### STATED EXERCISE
Quote verbatim every line from the line containing "Output the Python" to the line containing "import plotly.graph_objects as go", inclusive of both, and no other line.

Source code of charts
%%

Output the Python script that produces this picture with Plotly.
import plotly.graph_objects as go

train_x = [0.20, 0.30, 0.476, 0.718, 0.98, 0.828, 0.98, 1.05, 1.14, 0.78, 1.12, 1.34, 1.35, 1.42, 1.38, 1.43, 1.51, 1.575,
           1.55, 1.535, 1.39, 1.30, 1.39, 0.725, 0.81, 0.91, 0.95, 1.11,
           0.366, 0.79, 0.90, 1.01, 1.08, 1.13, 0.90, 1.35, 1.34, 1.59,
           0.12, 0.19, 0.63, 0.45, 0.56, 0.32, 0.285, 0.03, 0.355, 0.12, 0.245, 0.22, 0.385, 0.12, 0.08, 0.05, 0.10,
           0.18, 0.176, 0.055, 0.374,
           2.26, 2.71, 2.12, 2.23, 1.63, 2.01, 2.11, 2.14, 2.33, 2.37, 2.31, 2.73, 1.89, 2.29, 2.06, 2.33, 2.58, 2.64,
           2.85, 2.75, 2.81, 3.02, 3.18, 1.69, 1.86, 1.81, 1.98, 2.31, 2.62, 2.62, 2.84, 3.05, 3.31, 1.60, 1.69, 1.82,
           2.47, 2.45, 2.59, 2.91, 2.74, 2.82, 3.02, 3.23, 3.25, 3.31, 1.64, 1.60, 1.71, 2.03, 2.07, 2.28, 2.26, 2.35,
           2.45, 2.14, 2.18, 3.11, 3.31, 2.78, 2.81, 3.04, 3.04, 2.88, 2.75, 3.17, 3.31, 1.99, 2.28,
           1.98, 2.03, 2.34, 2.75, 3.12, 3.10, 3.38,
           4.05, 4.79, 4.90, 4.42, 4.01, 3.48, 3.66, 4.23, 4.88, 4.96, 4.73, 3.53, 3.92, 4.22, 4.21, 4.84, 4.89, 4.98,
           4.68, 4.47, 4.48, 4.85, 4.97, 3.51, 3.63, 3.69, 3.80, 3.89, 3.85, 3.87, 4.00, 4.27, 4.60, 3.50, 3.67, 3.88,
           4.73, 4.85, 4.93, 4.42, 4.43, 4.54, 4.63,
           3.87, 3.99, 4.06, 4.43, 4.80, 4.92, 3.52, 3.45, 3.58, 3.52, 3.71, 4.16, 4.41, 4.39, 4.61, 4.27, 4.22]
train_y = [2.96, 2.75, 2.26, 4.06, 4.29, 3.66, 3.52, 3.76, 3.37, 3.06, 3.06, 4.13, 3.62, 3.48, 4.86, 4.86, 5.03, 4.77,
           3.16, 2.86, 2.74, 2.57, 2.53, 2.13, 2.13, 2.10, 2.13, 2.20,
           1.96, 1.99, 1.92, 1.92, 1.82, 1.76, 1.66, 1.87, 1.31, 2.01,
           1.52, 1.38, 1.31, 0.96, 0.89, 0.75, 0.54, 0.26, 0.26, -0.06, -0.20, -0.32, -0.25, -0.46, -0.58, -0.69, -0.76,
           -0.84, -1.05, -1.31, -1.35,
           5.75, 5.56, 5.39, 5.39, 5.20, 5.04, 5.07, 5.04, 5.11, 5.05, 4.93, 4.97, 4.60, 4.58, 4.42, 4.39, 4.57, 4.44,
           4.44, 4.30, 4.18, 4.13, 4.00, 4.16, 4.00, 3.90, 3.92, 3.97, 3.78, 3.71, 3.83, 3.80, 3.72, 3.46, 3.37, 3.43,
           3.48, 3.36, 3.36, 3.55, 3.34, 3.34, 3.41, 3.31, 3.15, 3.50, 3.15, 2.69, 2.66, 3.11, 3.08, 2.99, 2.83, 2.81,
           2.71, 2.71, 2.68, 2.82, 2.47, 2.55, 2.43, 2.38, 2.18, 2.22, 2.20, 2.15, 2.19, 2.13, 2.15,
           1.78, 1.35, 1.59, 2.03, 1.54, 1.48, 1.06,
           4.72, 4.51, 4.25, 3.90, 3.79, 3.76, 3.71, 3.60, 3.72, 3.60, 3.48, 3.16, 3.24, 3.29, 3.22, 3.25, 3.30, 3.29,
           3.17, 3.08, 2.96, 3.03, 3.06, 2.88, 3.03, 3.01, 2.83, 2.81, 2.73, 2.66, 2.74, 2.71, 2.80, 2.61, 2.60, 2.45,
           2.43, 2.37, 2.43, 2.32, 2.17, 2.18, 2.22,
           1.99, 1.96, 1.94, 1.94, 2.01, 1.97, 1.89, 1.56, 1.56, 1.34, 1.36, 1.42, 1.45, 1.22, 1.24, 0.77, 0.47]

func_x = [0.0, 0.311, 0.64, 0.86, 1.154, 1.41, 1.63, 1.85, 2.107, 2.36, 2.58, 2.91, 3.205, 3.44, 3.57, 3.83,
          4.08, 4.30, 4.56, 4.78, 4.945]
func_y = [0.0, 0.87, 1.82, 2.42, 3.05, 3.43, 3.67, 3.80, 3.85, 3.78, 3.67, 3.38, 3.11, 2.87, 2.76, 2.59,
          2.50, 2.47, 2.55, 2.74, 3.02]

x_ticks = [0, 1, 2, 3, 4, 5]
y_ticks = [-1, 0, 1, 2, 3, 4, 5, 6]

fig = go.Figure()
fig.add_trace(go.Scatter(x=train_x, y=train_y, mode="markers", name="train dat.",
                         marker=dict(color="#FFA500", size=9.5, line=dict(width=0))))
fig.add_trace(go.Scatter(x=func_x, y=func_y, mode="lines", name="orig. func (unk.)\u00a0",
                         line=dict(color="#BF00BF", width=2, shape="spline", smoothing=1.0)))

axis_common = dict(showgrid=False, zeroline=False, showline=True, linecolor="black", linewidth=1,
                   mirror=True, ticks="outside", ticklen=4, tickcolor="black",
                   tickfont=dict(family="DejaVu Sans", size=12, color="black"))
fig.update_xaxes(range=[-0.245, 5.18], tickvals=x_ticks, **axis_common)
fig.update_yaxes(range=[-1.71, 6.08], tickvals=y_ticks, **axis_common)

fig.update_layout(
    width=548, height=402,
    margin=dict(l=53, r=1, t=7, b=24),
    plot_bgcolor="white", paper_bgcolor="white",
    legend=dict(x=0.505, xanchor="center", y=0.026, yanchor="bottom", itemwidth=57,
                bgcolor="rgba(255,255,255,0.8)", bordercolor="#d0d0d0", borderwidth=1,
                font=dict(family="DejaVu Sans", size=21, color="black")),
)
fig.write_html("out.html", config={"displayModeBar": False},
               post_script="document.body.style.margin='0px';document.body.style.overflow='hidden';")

%%
%%

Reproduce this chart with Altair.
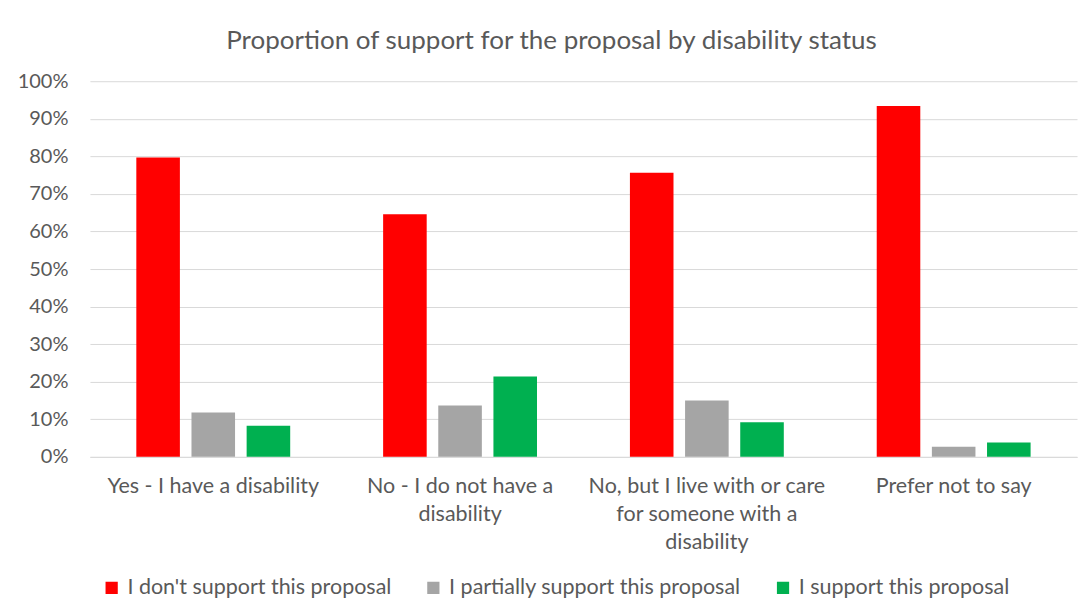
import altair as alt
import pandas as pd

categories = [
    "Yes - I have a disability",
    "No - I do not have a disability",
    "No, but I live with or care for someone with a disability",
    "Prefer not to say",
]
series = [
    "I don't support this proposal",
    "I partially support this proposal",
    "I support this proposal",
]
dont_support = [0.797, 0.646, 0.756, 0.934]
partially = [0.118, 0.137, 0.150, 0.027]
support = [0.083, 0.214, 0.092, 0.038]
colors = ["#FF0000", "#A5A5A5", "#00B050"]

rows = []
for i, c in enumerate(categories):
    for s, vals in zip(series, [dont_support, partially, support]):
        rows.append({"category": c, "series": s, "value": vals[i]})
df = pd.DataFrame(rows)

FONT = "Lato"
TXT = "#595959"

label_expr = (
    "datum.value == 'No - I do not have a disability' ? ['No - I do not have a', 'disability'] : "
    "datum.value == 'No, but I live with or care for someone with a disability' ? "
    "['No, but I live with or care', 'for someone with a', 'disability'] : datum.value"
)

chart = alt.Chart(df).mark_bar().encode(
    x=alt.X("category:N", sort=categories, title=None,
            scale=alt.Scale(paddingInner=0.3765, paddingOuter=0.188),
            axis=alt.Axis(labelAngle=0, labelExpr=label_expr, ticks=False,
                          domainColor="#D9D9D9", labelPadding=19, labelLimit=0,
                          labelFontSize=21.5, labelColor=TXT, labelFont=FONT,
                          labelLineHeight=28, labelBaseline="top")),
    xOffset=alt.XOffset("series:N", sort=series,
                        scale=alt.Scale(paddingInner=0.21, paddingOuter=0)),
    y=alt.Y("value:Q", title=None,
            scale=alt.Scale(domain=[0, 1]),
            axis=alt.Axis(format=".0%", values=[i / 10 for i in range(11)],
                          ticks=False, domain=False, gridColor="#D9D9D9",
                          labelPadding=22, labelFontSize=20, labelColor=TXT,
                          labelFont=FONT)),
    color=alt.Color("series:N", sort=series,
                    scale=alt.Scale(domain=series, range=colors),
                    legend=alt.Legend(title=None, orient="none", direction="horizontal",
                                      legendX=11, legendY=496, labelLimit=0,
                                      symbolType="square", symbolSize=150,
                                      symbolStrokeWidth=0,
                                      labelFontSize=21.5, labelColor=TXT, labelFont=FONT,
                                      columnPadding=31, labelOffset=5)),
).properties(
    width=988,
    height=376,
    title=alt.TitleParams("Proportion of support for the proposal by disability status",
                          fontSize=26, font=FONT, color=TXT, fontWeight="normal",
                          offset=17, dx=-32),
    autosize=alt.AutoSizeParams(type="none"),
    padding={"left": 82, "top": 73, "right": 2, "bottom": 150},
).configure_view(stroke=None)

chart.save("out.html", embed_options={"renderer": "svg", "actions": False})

%%

### SOLUTION FOR THIS EXERCISE
Output the Python script that produces this picture with Plotly.
import plotly.graph_objects as go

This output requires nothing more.